The Levity uses a fixed top lid with a single topside zipper. I like to use my top lid for small items that I might need throughout the day, but don’t need quick access to. For travel and trekking, this includes my wallet, passport, headlamp, maps, guidebooks, and extra camera gear. For backpacking, I usually carry extra snacks, maps, and accessories, as well as anything I might need for my toddler.
Main Compartment and Hydration
The main compartment opens up with a cinch cord, and has a top buckle to keep the internal load tight and compressed. There is a back sleeve and a center opening for a hydration tube, but not much else. This is a very simple and feature free pack.
Frame and Ventilation
My favorite part of this pack, and Osprey packs in general, is the use of their AirSpeed back panel. The back panel on the Levity uses a lightweight 6065 aluminum frame that provides just enough structure for light to medium weigh loads. Osprey attaches a 3D-tensioned mesh panel for breathability and ventilation. As a hiker that sweats quite a bit through my back, this is a feature I really love. On packs without ventilation, I either sweat through my pack and into the main compartment, or if the pack uses waterproof fabrics like Dyneema, the sweat flows down onto my hips and causes chafing. The Levity allows air to flow between my back and the pack, allowing more sweat to evaporate.
As a day hiking pack, the Levity carries small and light loads with ease. Coming in under two pounds, my hydration packs and vests don’t have much of a weight advantage over the Levity. The side compression cords cinch down nicely on short days when I’m only carrying food and a layer, which makes this a very versatile purchase for hikers and backpackers that only want one pack for all use cases. The lack of hipbelt pockets isn’t an issue, as I can store most things in the side pockets, and the hipbelt feels more comfortable as just a belt. I do miss having the chest pockets of the old Exos though, as it made grabbing my phone or camera quick and easy.
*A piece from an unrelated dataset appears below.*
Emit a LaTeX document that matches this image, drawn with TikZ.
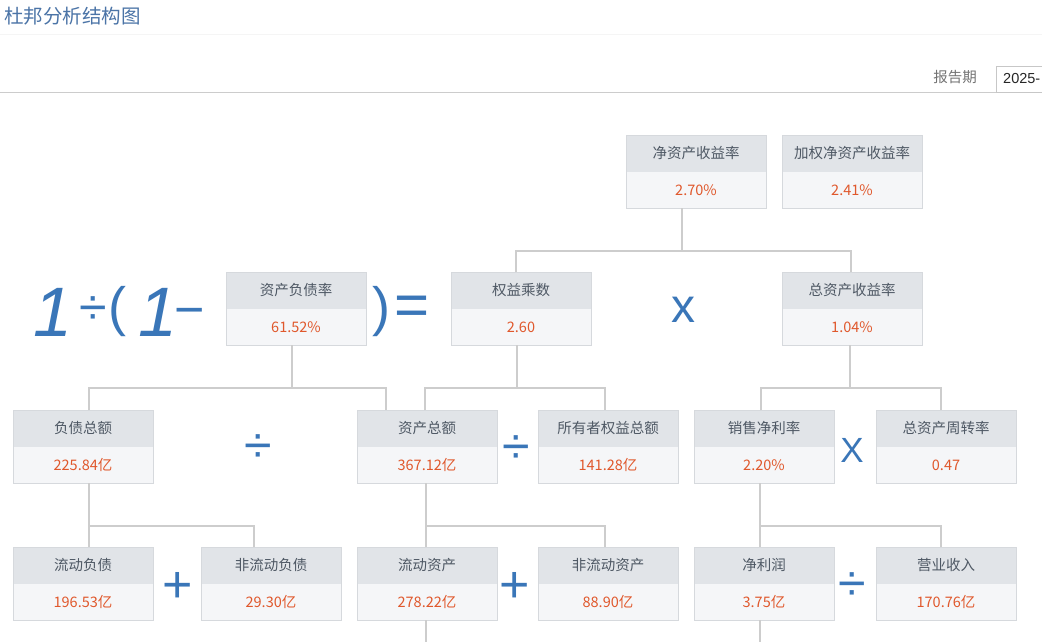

For backpacking, my endorsement of the Levity isn’t as conclusive. For lightweight overnighters and weekend trips, I think the pack works amazingly well. For ultralight thru-hikers, I think the Levity will be a great option as well. For my current use though, the 30lbs comfort limit is a bit of an issue, even if I were to size up to the Levity 60L.
When I take a backpacking trip with my wife and son, she usually carries him on her back. This means I need to carry water, food, and gear for my wife and toddler. For a quick overnighter in warmer weather, this isn’t an issue. For multi-day trips in colder temperatures, I need a pack that’s going to carry a bit more weight.
This is no knock on the Levity line of packs, as their intended use is not my normal use. When used as designed, the Levity 45L performs exactly as intended. I just don’t get out for as many solo outings as I used to. But, when the time calls for a quick and light solo summit adventure, the Levity is the pack I reach for.
The Osprey Levity 45L comes in at $250. This might seem a bit high if you’re shopping comparably sized packs on the market, but is par for the course when looking at packs in this weight class. Similarly weighted cottage industry packs will cost about the same, and many won’t come with ventilation, load lifters, or the ability to try them on in a store like REI. Having used the Levity on a 150-mile day hiking trek and on weekend backpacking adventures, I have to say that Osprey has provided a very functional pack in the Levity 45L. The Levity might be spartan and feature-bare, but it remains incredibly comfortable when used as intended. Even when pushed past its max load, the Levity is still a very serviceable pack. Finally, I’ve been really tough on my Levity 45L, and its durability has been nothing short of impressive.
- ($310.00) Hyperlite Mountain Gear (HMG) 2400 Southwest: If you’re researching the Levity, you’ve certainly looked at the HMG 2400 Southwest as well. This is an amazing pack that comes in just 2oz heavier than the Levity 45L, but provides 5 few liters of volume. Make sure to check out my review of 2400 Southwest. The reasons to pick the Southwest over the Levity is the hip pockets, waterproof and bombproof Dyneema fabric, removable frame, and roll top closure. It has no load lifters or ventilation though.
- ($200.00) Osprey Exos 48: The Osprey Exos 48 is very similar to the Levity, but weighs almost a pound more. That weight is spread out in the pack with more durable fabrics and more cushioned straps. There is also a removable floating lid.
- ($225.00) Gossamer Gear Mariposa 60: This is a very popular pack for lightweight backpackers and is only a tad bit heavier than the Levity at 2lbs. For the extra weight you get 15 more liters of storage. The Osprey Levity 60L comes in just shy of two pounds, so those two packs are near identical in weight with the same storage. The Mariposa has load lifters, hip pockets, and massive storage pockets on the pack, but no ventilation.
- ($190.00) Gregory Optic 48: I received this pack just after I purchased the Levity 45L, and it was my would have been my Camino pack had it arrived before the trip. This pack reminds me of the of the old Exos 48. It has hip pockets, a removable top lid, ventilation, and is super comfortable. Best of all, it’s only $190.